HCB and his camera

It is a Zorki 4, a very good camera. Picasso had a Zorki too.

Erik.

Nah, it's definitely not a Zorki 4. The Zorki 4 is knob-wind, not lever-wind, and the lever-wind Zorki 4K doesn't have the weird dome over the film advance lever.

It's either a Zorki 5 or 6 - they both have the same distinctive arrangement over the film advance and the giant disc for the rewind "knob". My guess, based on the brief flash of the side of the camera, would be the Zorki 6. It's tough to tell at that resolution but the back doesn't look solid like the Zorki 5.

HCB had taste. Those were the best cameras Zorki ever made, as far as I'm concerned.
 
I'm sorry, I'm no expert on Zorki's. It's been years since I've wondered what kind of camera this was. The answer then was "Zorki". Perhaps Picasso's Zorki is a Zorki 4.

Erik.
 
One of the interesting things about HC-B (to me, anyway), is that he was able to use classic composition even while on the street. So many of his frames are just perfectly composed. No twisty horizons or "radical" angles. I think that's an innate skill.
 
One of the interesting things about HC-B (to me, anyway), is that he was able to use classic composition even while on the street. So many of his frames are just perfectly composed. No twisty horizons or "radical" angles. I think that's an innate skill.

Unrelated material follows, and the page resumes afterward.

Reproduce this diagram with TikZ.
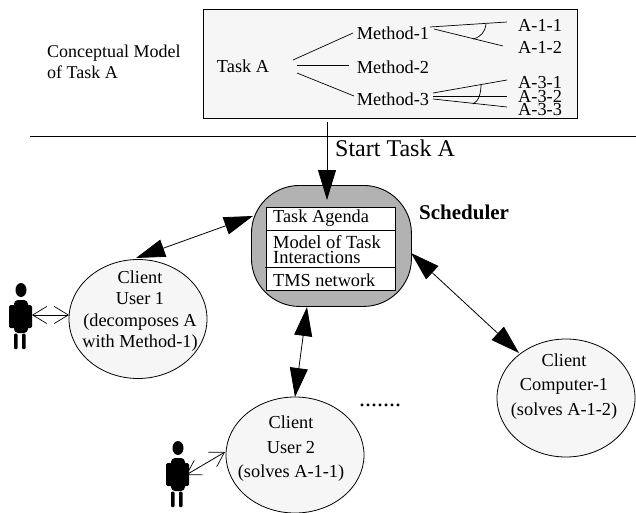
\documentclass[tikz,border=0pt]{standalone}
\usepackage{fontspec}
\setmainfont{Liberation Serif}
\usetikzlibrary{arrows.meta,shapes.geometric}
\definecolor{panel}{gray}{0.965}
\definecolor{schedgray}{gray}{0.70}
\tikzset{
 x=1pt,y=-1pt,
 every node/.style={font=\fontsize{18.3}{18}\selectfont,inner sep=0pt,align=center},
 lbl/.style={anchor=center},
 clientnode/.style={draw,ellipse,fill=panel,line width=0.8pt,inner sep=0pt},
 thin line/.style={line width=0.8pt},
 bigarrow/.style={line width=0.8pt,{Triangle[length=29pt,width=18pt]}-{Triangle[length=29pt,width=18pt]}},
 onearrow/.style={line width=0.8pt,-{Triangle[length=30pt,width=18pt]}},
 openarrow/.style={line width=0.8pt,{Straight Barb[length=14pt,width=17pt,line width=0.7pt]}-{Straight Barb[length=14pt,width=17pt,line width=0.7pt]}},
 branch/.style={line width=0.7pt},
 person/.style={fill=black,draw=none}
}
\newcommand{\personicon}[2]{%
 \begin{scope}[shift={(#1,#2)}]
  \fill[person] (0,-42) ellipse (5.5 and 7);
  \fill[person,rounded corners=4] (-7,-32) rectangle (7,1);
  \fill[person,rounded corners=1.5] (-12,-27) rectangle (-6,-4);
  \fill[person,rounded corners=1.5] (6,-27) rectangle (11,-4);
  \fill[person,rounded corners=1] (-7,1.5) rectangle (-3.5,17);
  \fill[person,rounded corners=1] (1,1.5) rectangle (4.5,17);
 \end{scope}}
\begin{document}
\begin{tikzpicture}
\useasboundingbox (0,0) rectangle (636,513);
% conceptual panel
\node[draw,fill=panel,line width=0.9pt,minimum width=374pt,minimum height=109pt,anchor=north west] (panel) at (203,9) {};
\node[lbl,anchor=west,align=left,font=\fontsize{18}{21}\selectfont] (cm) at (47,62) {Conceptual Model\\of Task A};
\node[lbl] (taska) at (243,66) {Task A};
\node[lbl] (m1) at (393,33) {Method-1};
\node[lbl] (m2) at (393,67) {Method-2};
\node[lbl] (m3) at (393,99) {Method-3};
\node[lbl,anchor=west] (a11) at (518,25) {A-1-1};
\node[lbl,anchor=west] (a12) at (518,47) {A-1-2};
\node[lbl,anchor=west] (a31) at (518,83) {A-3-1};
\node[lbl,anchor=west] (a32) at (518,97) {A-3-2};
\node[lbl,anchor=west] (a33) at (518,110) {A-3-3};
\coordinate (t1) at (293,60);
\coordinate (t2) at (297,66);
\coordinate (t3) at (297,73);
\coordinate (m1a) at (353,33);
\coordinate (m2a) at (349,66);
\coordinate (m3a) at (354,96);
\draw[branch] (t1) -- (m1a);
\draw[branch,line width=1pt] (t2) -- (m2a);
\draw[branch] (t3) -- (m3a);
\coordinate (b11) at (430,27);
\coordinate (e11) at (507,22);
\coordinate (b12) at (434,29);
\coordinate (e12) at (503,46);
\coordinate (b31) at (433,93);
\coordinate (e31) at (507,80);
\coordinate (b32) at (433,96);
\coordinate (e32) at (507,96);
\coordinate (b33) at (433,99);
\coordinate (e33) at (507,107);
\draw[branch] (b11) -- (e11);
\draw[branch] (b12) -- (e12);
\draw[branch] (b31) -- (e31);
\draw[branch] (b32) -- (e32);
\draw[branch] (b33) -- (e33);
\draw[branch] (486,24) .. controls (485,32) and (481,37) .. (473,39);
\draw[branch] (481,84) .. controls (481,93) and (479,101) .. (473,104);
% separator
\coordinate (sepl) at (30,136);
\coordinate (sepr) at (636,136);
\draw[thin line] (sepl) -- (sepr);
% scheduler
\node[draw,fill=schedgray,line width=0.9pt,rounded corners=48pt,minimum width=160pt,minimum height=121pt,anchor=north west] (sched) at (251,185) {};
\node[draw,fill=white,line width=0.9pt,minimum width=129pt,minimum height=83pt,anchor=north west] (inner) at (266,207) {};
\coordinate (il1) at (266,230);
\coordinate (ir1) at (395,230);
\coordinate (il2) at (265,267);
\coordinate (ir2) at (395,267);
\draw[thin line] (il1) -- (ir1);
\draw[thin line] (il2) -- (ir2);
\node[lbl,anchor=west] (ta) at (273,218) {Task Agenda};
\node[lbl,anchor=west,align=left,font=\fontsize{18.5}{15}\selectfont] (mti) at (273,249.5) {Model of Task\\Interactions};
\node[lbl,anchor=west] (tms) at (273,280) {TMS network};
\node[lbl,anchor=west,font=\fontsize{21}{21}\selectfont\bfseries] (schedlbl) at (419,212) {Scheduler};
% start arrow
\coordinate (startc) at (327,122);
\coordinate (starte) at (327,200);
\draw[onearrow] (startc) -- (starte);
\node[lbl,anchor=west,font=\fontsize{24}{24}\selectfont] (start) at (335,148) {Start Task A};
% clients
\node[clientnode,minimum width=138pt,minimum height=119pt] (u1) at (138,319) {};
\node[lbl,font=\fontsize{18.3}{21.5}\selectfont] (u1t) at (140,311) {Client\\User 1\\(decomposes A\\with Method-1)};
\node[clientnode,minimum width=138pt,minimum height=116pt] (u2) at (295,455) {};
\node[lbl,font=\fontsize{18.3}{24.5}\selectfont] (u2t) at (291,449) {Client\\User 2\\(solves A-1-1)};
\node[clientnode,minimum width=138pt,minimum height=118pt] (c1) at (566,398) {};
\node[lbl,font=\fontsize{18.3}{24.5}\selectfont] (c1t) at (564,386.5) {Client\\Computer-1\\(solves A-1-2)};
\node[anchor=base,font=\fontsize{24}{24}\selectfont] (dots) at (380,406) {.......};
% connectors
\coordinate (su1) at (253,216);
\coordinate (u1s) at (136,258);
\draw[bigarrow] (u1s) -- (su1);
\coordinate (su2) at (307,307);
\coordinate (u2s) at (295,397);
\draw[bigarrow] (u2s) -- (su2);
\coordinate (sc1) at (411,253);
\coordinate (c1s) at (519,353);
\draw[bigarrow] (c1s) -- (sc1);
% persons
\personicon{21}{332}
\coordinate (p1) at (32,315);
\coordinate (u1w) at (69,315);
\draw[openarrow] (p1) -- (u1w);
\personicon{178}{490}
\coordinate (p2) at (186,475);
\coordinate (u2w) at (225,452);
\draw[openarrow] (p2) -- (u2w);
\end{tikzpicture}
\end{document}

Maybe he was helped because in the 1930's he used a "Vidom", a viewfinder that showed the image mirror wrong. Many painters view their paintings through a mirror to better assess the composition and to detect "drawing errors".

Erik.
 
Oh shoot! I am not a painter, Erik. Thanks for this information. I was unaware that HCB was a student of Andre` Lhote. Cool.
 
Maybe he was helped because in the 1930's he used a "Vidom", a viewfinder that showed the image mirror wrong. Many painters view their paintings through a mirror to better assess the composition and to detect "drawing errors".

Erik.

I have read that too Erik. The reversed and inverted image helped with compositional and geometric abstraction.

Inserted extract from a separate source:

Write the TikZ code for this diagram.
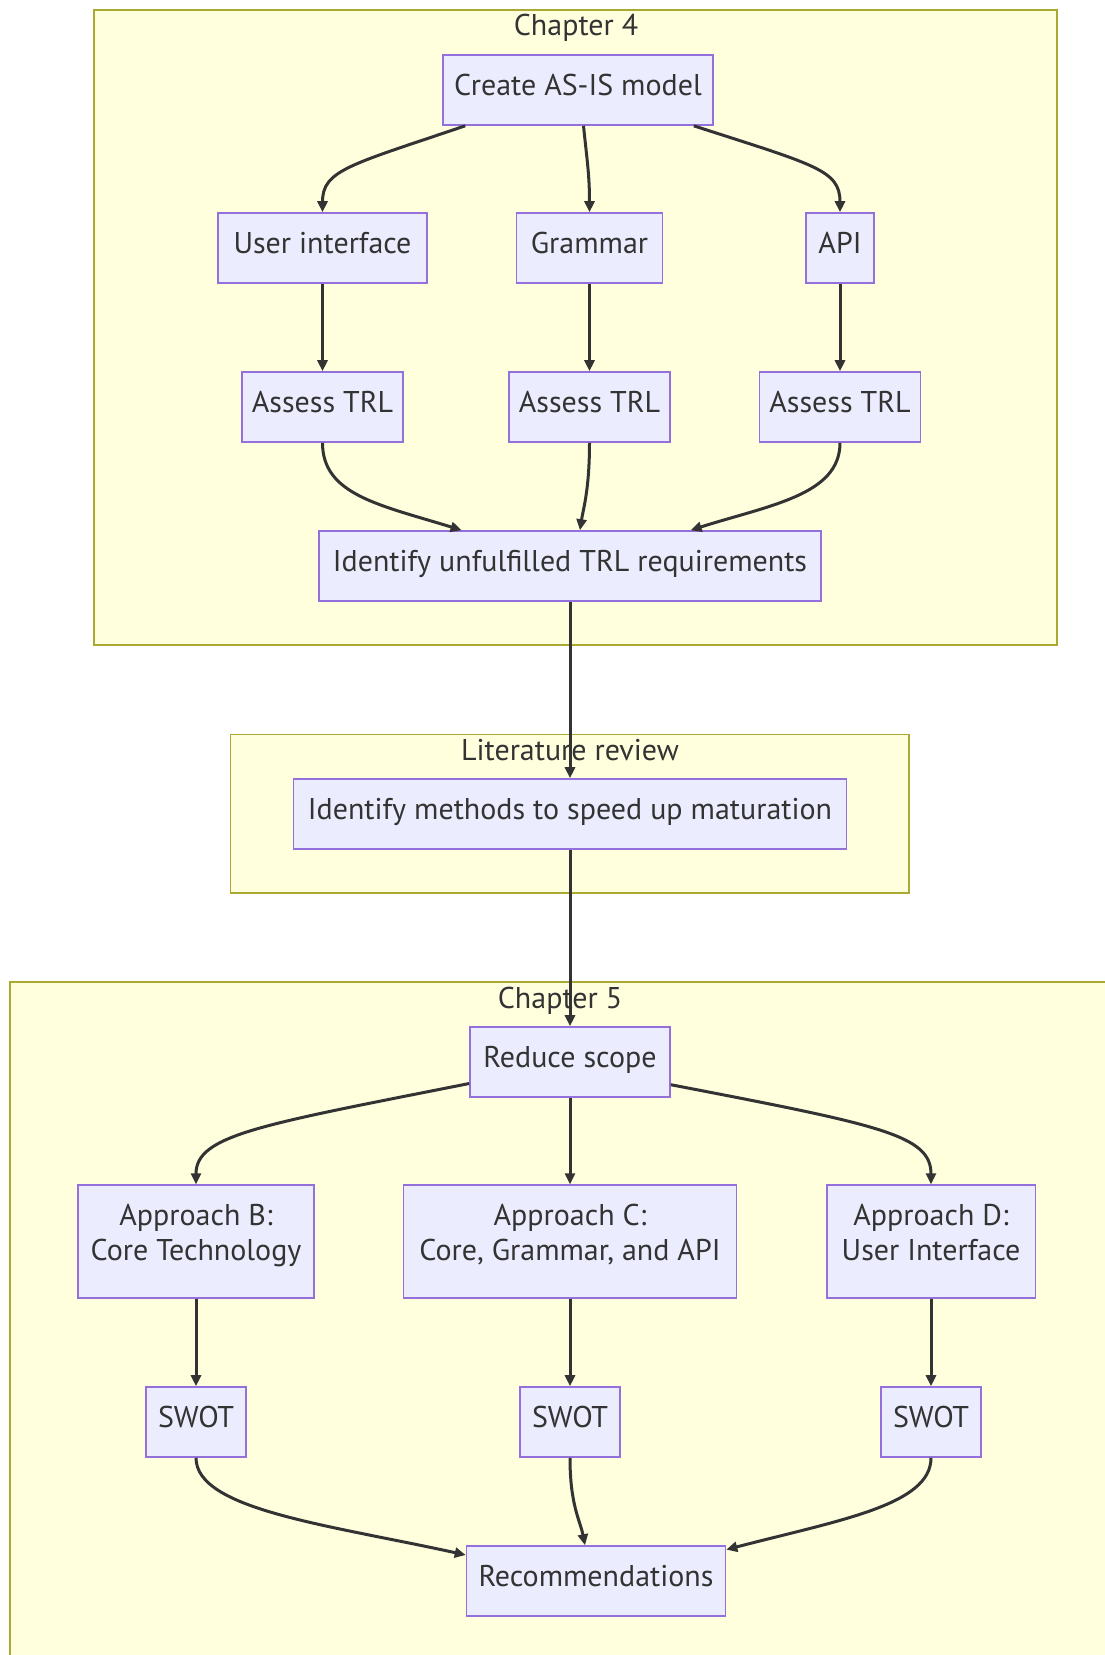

Interesting article about that here:
https://fotophilosophy.wordpress.com/2013/11/23/external-finders-for-leica-ltm-cameras/
 
One of the oncles of Cartier-Bresson was a painter, but he died as a soldier in WW1. As a child Cartier-Bresson was often in his studio.

Erik.
 
There is a biography of Cartier-Bresson by Pierre Assouline (translated from the French by David Wilson) "Henri Cartier-Bresson - A Biography" (Thames & Hudson) ISBN 978-0-500-29052-1. Paperback edition 2012.

Erik.
 
I'm sorry, I'm no expert on Zorki's. It's been years since I've wondered what kind of camera this was. The answer then was "Zorki". Perhaps Picasso's Zorki is a Zorki 4.

Erik.

HCB did use a Zorki 6 and even a Jupiter 3 lens but like his use of the bottomloader Canon and the Canon "Sonnar" lens...not for very long.

The famous photo of Picasso with a USSR made camera usually shows him with a Fed 2 camera.

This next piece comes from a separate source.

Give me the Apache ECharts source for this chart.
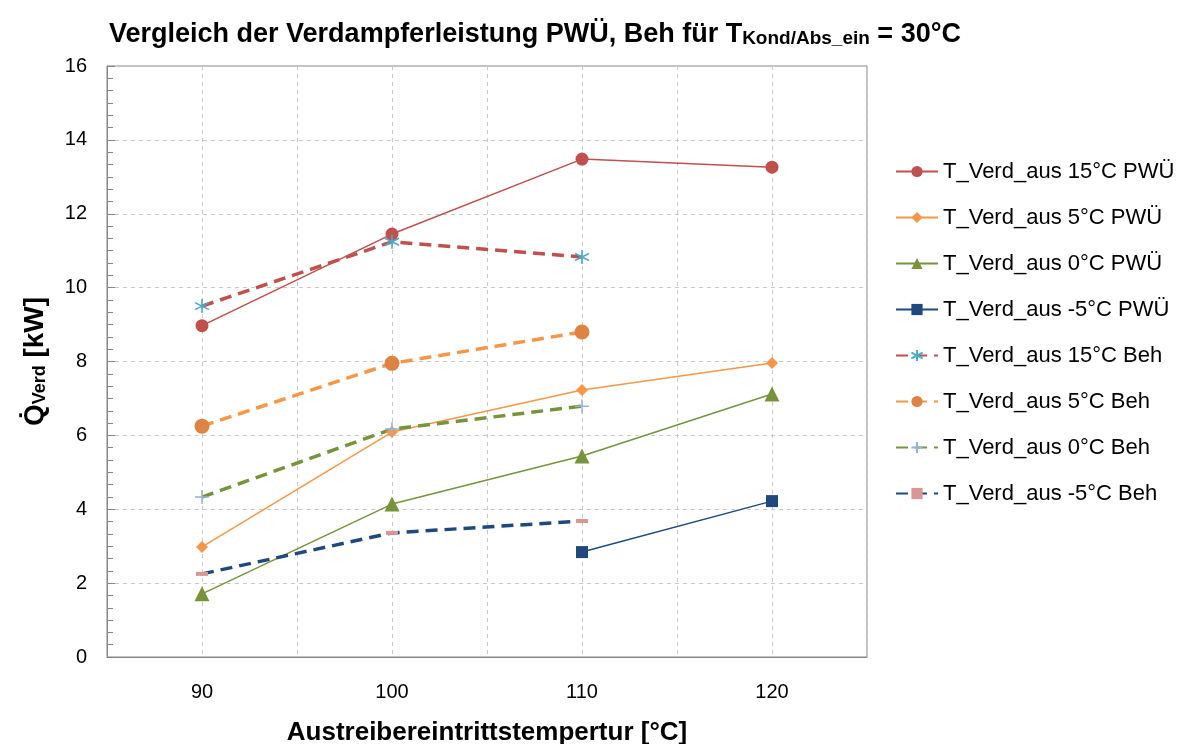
<!DOCTYPE html>
<html><head><meta charset="utf-8">
<script src="https://cdn.jsdelivr.net/npm/echarts@6/dist/echarts.min.js"></script>
<style>html,body{margin:0;padding:0;background:#fff}#c{width:1195px;height:744px}</style>
</head><body><div id="c"></div>
<script>
const xValues = [90, 100, 110, 120];
const seriesNames = ['T_Verd_aus 15°C PWÜ','T_Verd_aus 5°C PWÜ','T_Verd_aus 0°C PWÜ','T_Verd_aus -5°C PWÜ',
  'T_Verd_aus 15°C Beh','T_Verd_aus 5°C Beh','T_Verd_aus 0°C Beh','T_Verd_aus -5°C Beh'];
const pwu15 = [8.97, 11.45, 13.48, 13.26];
const pwu5  = [2.98, 6.09, 7.23, 7.96];
const pwu0  = [1.71, 4.14, 5.44, 7.12];
const pwuM5 = [null, null, 2.84, 4.22];
const beh15 = [9.50, 11.24, 10.83, null];
const beh5  = [6.25, 7.95, 8.80, null];
const beh0  = [4.33, 6.17, 6.79, null];
const behM5 = [2.25, 3.36, 3.68, null];
const yTicks = [0, 2, 4, 6, 8, 10, 12, 14, 16];
const xTickLabels = [90, 100, 110, 120];

const font = 'Liberation Sans';
function pts(vals){ return xValues.map((x,i)=>[x, vals[i]]).filter(p=>p[1]!==null); }
const asterisk = 'path://M0,-10L0,10M-8.66,-5L8.66,5M-8.66,5L8.66,-5';
const plus = 'path://M0,-10L0,10M-10,0L10,0';

function solid(name, vals, color, symbol, size){
  return {name, type:'line', data:pts(vals), symbol, symbolSize:size,
    lineStyle:{color, width:1.5}, itemStyle:{color}, emphasis:{disabled:true}};
}
function dashed(name, vals, lineColor, symbol, size, markStyle){
  return {name, type:'line', data:pts(vals), symbol, symbolSize:size,
    lineStyle:{color:lineColor, width:3.5, type:[12,7]}, itemStyle:markStyle, emphasis:{disabled:true}};
}

const chart = echarts.init(document.getElementById('c'));
chart.setOption({
  animation:false,
  backgroundColor:'#fff',
  title:{
    text:'{a|Vergleich der Verdampferleistung PWÜ, Beh für T}{b|Kond/Abs_ein}{a| = 30°C}',
    left:104, top:9,
    textStyle:{rich:{
      a:{fontFamily:font, fontSize:27, fontWeight:'bold', color:'#000', verticalAlign:'bottom', lineHeight:34},
      b:{fontFamily:font, fontSize:19, fontWeight:'bold', color:'#000', verticalAlign:'bottom', lineHeight:25}
    }}
  },
  legend:{
    orient:'vertical', left:890, top:154, itemGap:21, itemWidth:42, itemHeight:14,
    textStyle:{fontFamily:font, fontSize:22, color:'#000', lineHeight:25},
    data:seriesNames
  },
  grid:{left:107, right:328, top:66, bottom:87, show:true, borderColor:'#868686', borderWidth:1,
    containLabel:false, outerBoundsMode:'none'},
  xAxis:{
    type:'value', min:85, max:125, interval:5,
    name:'Austreibereintrittstempertur [°C]', nameLocation:'middle', nameGap:63,
    nameTextStyle:{fontFamily:font, fontSize:26, fontWeight:'bold', color:'#000'},
    axisLine:{show:true, lineStyle:{color:'#868686'}},
    axisTick:{show:false},
    axisLabel:{fontFamily:font, fontSize:20, color:'#000', margin:25,
      formatter:v=> xTickLabels.indexOf(v)>=0 ? String(v) : ''},
    splitLine:{show:true, lineStyle:{color:'#c8c8c8', type:[4,4]}}
  },
  yAxis:{
    type:'value', min:yTicks[0], max:yTicks[yTicks.length-1], interval:2,
    name:'{q|Q\u0307}{s|Verd}{q| [kW]}', nameLocation:'middle', nameGap:58, nameRotate:90,
    nameTextStyle:{rich:{
      q:{fontFamily:font, fontSize:28, fontWeight:'bold', color:'#000', verticalAlign:'bottom', lineHeight:34},
      s:{fontFamily:font, fontSize:18, fontWeight:'bold', color:'#000', verticalAlign:'bottom', lineHeight:24}
    }},
    axisLine:{show:true, lineStyle:{color:'#868686'}},
    axisTick:{show:true, inside:true, length:8, lineStyle:{color:'#868686'}},
    minorTick:{show:true, splitNumber:6, length:6, lineStyle:{color:'#868686'}},
    axisLabel:{fontFamily:font, fontSize:20, color:'#000', margin:20},
    splitLine:{show:true, lineStyle:{color:'#c8c8c8', type:[4,4]}}
  },
  series:[
    solid(seriesNames[0], pwu15, '#C0504D', 'circle', 13),
    solid(seriesNames[1], pwu5, '#F79646', 'diamond', 12),
    solid(seriesNames[2], pwu0, '#77933C', 'triangle', 15),
    solid(seriesNames[3], pwuM5, '#1F497D', 'rect', 12),
    dashed(seriesNames[4], beh15, '#C0504D', asterisk, 14, {color:'none', borderColor:'#4BACC6', borderWidth:1.6}),
    dashed(seriesNames[5], beh5, '#F79646', 'circle', 15, {color:'#DE8344'}),
    dashed(seriesNames[6], beh0, '#77933C', plus, 14, {color:'none', borderColor:'#95B3D7', borderWidth:1.5}),
    dashed(seriesNames[7], behM5, '#1F497D', 'rect', [12,4], {color:'#D99694'})
  ]
});
</script></body></html>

https://www.flickr.com/photos/garythegit/95313877
 
Cartier-Bresson used a Leica I in 1932 and I use it now.

(shot this afternoon)

gelatin silver print (elmar 50mm f3.5) leica l (1930)

Erik.

51745496899_72cb6f0414_b.jpg
 
Since I'm in the market for a VIDOM and am doing some research, I came across another reference to HCB's usage of the device in his recommendation to Inge Morath (alongside 'looking at photographs upside-down'):

From: "Inge Morath’s First Months at Magnum"

Now Cartier-Bresson taught her to see composition by looking at photographs upside-down, a standard teaching method for photographers and painters. He gave her a Vidom viewfinder, which allowed the photographer to view her subject not only upside-down but also reversed right-to-left.[SUP][ii][/SUP]

[SUP][ii][/SUP]Inge Morath, “I Trust My Eyes;” Russell Miller, Magnum: Fifty Years at the Front Line of History (New York: Grove Press, 1997), 103.

If I understand correctly, the VIDOM provides an upside-down image *only* when the camera is held on the vertical and if the rear knob is not turned. Horizontal usage only provides a reversed (and not upside-down) image. Please correct me if I am wrong.
 
Cartier-Bresson used a Leica I in 1932 and I use it now.

(shot this afternoon)

gelatin silver print (elmar 50mm f3.5) leica l (1930)

Erik.

51745496899_72cb6f0414_b.jpg

Nice image Erik!

I have early Leica camera gas at the moment and am on the hunt for a nice specimen.